--- START THE RECORDS ---

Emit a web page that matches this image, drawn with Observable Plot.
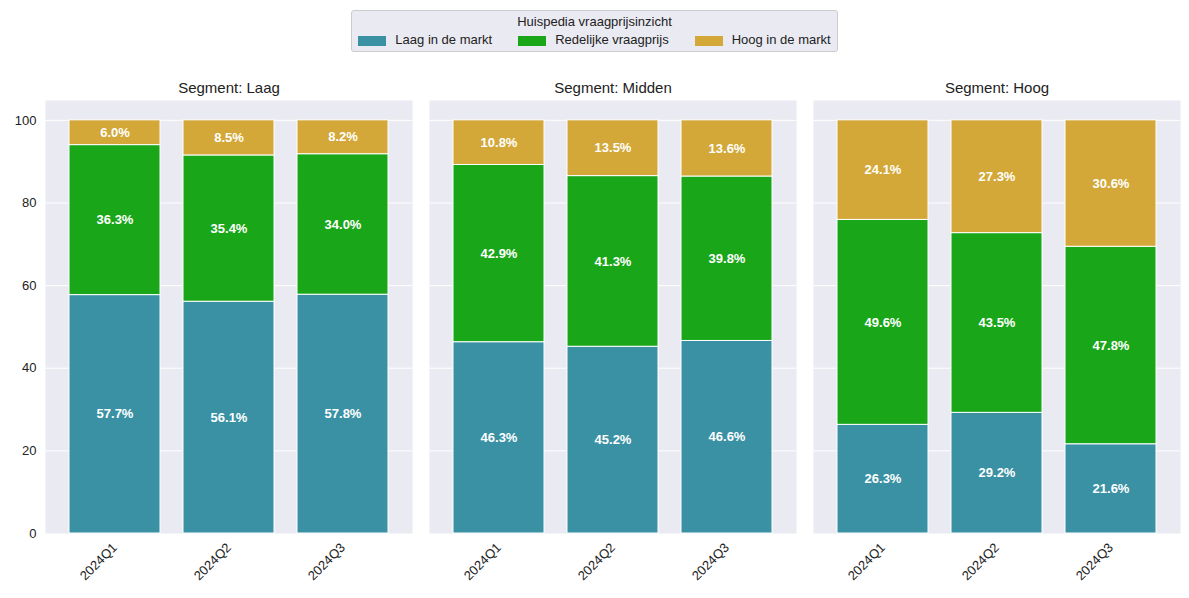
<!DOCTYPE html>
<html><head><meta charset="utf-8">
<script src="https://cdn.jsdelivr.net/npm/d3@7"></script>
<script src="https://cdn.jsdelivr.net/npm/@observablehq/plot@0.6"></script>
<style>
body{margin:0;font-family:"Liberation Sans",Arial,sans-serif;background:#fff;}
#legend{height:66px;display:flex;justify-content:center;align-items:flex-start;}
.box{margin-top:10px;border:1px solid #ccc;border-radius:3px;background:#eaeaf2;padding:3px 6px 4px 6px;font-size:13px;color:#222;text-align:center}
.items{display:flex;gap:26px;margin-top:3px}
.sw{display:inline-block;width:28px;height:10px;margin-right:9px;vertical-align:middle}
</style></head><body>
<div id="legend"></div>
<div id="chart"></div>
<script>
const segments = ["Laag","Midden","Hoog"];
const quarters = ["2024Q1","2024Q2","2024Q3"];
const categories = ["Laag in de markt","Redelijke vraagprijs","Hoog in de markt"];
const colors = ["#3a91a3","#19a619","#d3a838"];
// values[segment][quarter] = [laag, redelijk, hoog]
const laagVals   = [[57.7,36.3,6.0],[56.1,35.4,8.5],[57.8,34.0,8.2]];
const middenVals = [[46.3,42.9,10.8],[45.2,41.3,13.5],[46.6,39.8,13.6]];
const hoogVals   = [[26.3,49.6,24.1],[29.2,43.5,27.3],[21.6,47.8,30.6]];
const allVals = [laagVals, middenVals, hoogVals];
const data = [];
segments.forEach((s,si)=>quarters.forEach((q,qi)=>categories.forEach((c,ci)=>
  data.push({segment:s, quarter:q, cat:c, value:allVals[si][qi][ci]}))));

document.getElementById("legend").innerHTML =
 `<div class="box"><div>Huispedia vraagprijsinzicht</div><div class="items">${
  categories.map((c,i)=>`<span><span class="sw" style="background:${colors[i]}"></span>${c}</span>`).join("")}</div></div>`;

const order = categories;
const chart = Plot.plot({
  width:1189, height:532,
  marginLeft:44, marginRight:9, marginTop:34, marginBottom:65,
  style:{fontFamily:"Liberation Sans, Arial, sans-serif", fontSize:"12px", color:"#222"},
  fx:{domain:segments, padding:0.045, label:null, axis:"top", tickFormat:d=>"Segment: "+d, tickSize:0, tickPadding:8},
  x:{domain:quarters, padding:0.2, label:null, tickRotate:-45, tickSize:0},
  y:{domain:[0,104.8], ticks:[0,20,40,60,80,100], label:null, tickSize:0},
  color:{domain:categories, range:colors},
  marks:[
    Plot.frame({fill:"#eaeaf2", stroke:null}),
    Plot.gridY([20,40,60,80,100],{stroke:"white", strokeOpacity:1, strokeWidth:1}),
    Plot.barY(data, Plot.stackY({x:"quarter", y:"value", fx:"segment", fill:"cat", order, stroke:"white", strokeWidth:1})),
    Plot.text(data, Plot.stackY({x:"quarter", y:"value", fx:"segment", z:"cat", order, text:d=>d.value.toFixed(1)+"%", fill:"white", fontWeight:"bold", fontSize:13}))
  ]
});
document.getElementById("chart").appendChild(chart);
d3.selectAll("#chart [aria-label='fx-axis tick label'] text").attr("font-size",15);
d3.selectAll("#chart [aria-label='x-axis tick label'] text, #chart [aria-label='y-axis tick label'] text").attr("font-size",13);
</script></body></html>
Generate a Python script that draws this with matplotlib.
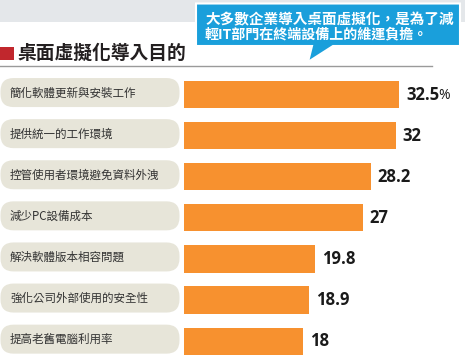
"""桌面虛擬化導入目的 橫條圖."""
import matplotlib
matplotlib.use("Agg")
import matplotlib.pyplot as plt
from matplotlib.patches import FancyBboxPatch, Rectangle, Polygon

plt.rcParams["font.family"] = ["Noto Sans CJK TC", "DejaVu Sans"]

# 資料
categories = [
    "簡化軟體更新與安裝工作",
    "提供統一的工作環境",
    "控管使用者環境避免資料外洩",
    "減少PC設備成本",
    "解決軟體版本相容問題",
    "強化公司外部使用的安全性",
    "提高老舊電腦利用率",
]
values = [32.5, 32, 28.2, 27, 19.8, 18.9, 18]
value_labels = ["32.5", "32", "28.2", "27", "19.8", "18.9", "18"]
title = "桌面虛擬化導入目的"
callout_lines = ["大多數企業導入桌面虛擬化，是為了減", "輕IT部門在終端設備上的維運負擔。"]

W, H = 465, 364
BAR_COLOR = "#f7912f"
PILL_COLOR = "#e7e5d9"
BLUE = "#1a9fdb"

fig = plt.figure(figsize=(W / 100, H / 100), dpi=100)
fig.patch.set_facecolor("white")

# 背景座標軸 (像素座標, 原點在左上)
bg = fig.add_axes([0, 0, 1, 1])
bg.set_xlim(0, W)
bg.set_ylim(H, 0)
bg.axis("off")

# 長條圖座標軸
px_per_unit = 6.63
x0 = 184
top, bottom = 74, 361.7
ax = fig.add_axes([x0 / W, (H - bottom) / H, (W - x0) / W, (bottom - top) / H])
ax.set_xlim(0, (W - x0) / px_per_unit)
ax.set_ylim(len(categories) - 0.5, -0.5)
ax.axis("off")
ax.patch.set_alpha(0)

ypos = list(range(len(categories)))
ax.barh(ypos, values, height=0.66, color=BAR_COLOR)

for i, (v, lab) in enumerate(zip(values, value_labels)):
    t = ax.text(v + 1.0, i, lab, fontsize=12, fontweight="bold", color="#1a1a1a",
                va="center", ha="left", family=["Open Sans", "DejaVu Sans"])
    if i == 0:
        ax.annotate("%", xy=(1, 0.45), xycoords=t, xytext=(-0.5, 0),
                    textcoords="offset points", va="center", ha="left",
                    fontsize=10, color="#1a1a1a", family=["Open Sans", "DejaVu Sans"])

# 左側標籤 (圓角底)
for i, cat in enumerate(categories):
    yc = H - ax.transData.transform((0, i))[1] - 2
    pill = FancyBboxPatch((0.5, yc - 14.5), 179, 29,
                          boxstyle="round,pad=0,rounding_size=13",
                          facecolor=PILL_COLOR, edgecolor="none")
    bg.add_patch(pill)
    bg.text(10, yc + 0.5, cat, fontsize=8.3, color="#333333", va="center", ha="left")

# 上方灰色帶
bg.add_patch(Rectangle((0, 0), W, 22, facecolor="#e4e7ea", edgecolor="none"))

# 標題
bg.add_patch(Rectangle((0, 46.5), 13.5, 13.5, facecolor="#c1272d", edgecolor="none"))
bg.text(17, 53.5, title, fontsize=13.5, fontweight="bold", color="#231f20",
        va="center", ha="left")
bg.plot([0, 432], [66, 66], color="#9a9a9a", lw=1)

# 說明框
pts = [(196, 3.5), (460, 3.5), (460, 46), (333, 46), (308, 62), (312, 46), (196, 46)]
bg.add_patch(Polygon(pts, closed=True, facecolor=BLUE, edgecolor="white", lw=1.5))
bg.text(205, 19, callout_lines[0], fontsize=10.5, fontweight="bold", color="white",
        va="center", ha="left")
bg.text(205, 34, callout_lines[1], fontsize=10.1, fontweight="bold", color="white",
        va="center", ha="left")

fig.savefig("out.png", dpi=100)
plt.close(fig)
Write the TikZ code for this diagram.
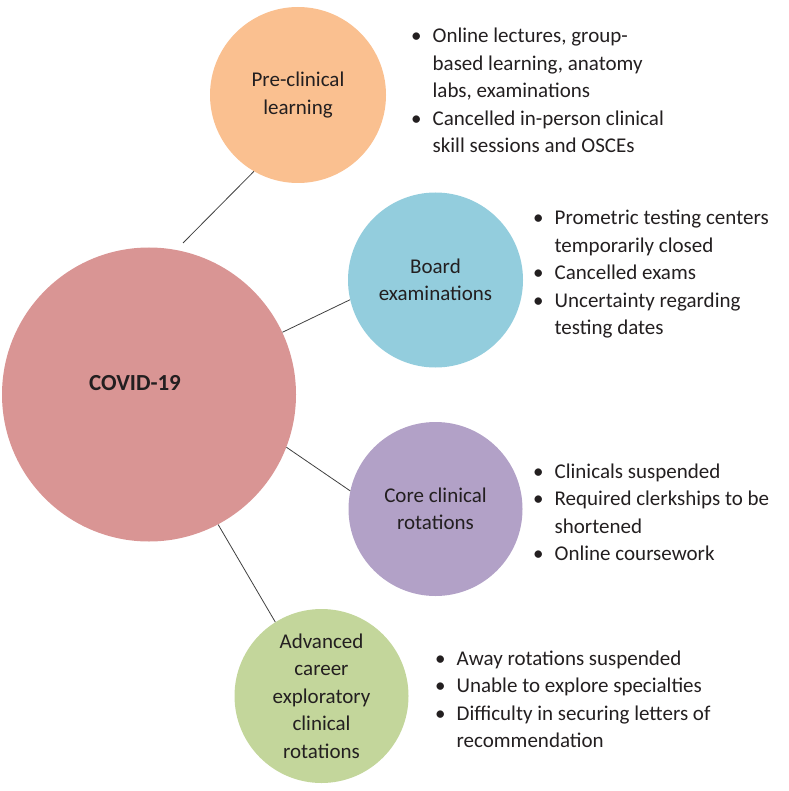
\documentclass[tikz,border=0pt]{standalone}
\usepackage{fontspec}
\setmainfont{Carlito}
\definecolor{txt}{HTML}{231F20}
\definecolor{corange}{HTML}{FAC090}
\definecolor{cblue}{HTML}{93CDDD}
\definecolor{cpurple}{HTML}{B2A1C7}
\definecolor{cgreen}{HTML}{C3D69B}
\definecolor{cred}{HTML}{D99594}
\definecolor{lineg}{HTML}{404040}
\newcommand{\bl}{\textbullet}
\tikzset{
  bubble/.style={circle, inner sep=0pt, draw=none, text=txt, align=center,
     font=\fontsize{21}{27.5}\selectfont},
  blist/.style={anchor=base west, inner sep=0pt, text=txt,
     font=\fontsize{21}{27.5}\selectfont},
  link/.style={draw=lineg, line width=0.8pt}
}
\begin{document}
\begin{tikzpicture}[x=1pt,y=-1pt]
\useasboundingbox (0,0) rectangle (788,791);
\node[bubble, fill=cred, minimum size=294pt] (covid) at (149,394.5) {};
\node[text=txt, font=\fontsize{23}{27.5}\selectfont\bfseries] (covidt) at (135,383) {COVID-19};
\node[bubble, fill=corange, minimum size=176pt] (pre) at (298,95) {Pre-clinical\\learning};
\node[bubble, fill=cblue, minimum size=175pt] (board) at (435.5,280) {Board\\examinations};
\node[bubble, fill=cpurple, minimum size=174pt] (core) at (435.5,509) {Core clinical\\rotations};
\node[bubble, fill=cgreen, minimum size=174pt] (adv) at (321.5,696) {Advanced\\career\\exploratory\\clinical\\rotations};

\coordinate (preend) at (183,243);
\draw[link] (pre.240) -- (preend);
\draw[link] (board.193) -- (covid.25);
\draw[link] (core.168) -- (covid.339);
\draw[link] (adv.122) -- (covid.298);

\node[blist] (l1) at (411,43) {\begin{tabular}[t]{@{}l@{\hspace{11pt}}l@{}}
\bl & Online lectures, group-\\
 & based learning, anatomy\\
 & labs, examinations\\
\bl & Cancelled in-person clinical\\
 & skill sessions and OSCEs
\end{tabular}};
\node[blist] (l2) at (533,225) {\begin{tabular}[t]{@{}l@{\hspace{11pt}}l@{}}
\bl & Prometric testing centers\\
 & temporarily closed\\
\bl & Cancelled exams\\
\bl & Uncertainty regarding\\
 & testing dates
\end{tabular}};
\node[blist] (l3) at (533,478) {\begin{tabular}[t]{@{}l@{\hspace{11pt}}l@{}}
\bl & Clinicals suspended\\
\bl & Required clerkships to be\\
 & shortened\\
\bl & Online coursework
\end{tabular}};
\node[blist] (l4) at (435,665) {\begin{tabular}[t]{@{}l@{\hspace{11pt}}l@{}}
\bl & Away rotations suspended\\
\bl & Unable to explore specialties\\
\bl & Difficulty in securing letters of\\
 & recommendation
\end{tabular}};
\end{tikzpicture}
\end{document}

--- END THE RECORDS ---

EXERCISE PROMPT = Where a line contains the string "script", extract that line.

EXERCISE RESPONSE =
<script src="https://cdn.jsdelivr.net/npm/d3@7"></script>
<script src="https://cdn.jsdelivr.net/npm/@observablehq/plot@0.6"></script>
<script>
</script></body></html>
Generate a Python script that draws this with matplotlib.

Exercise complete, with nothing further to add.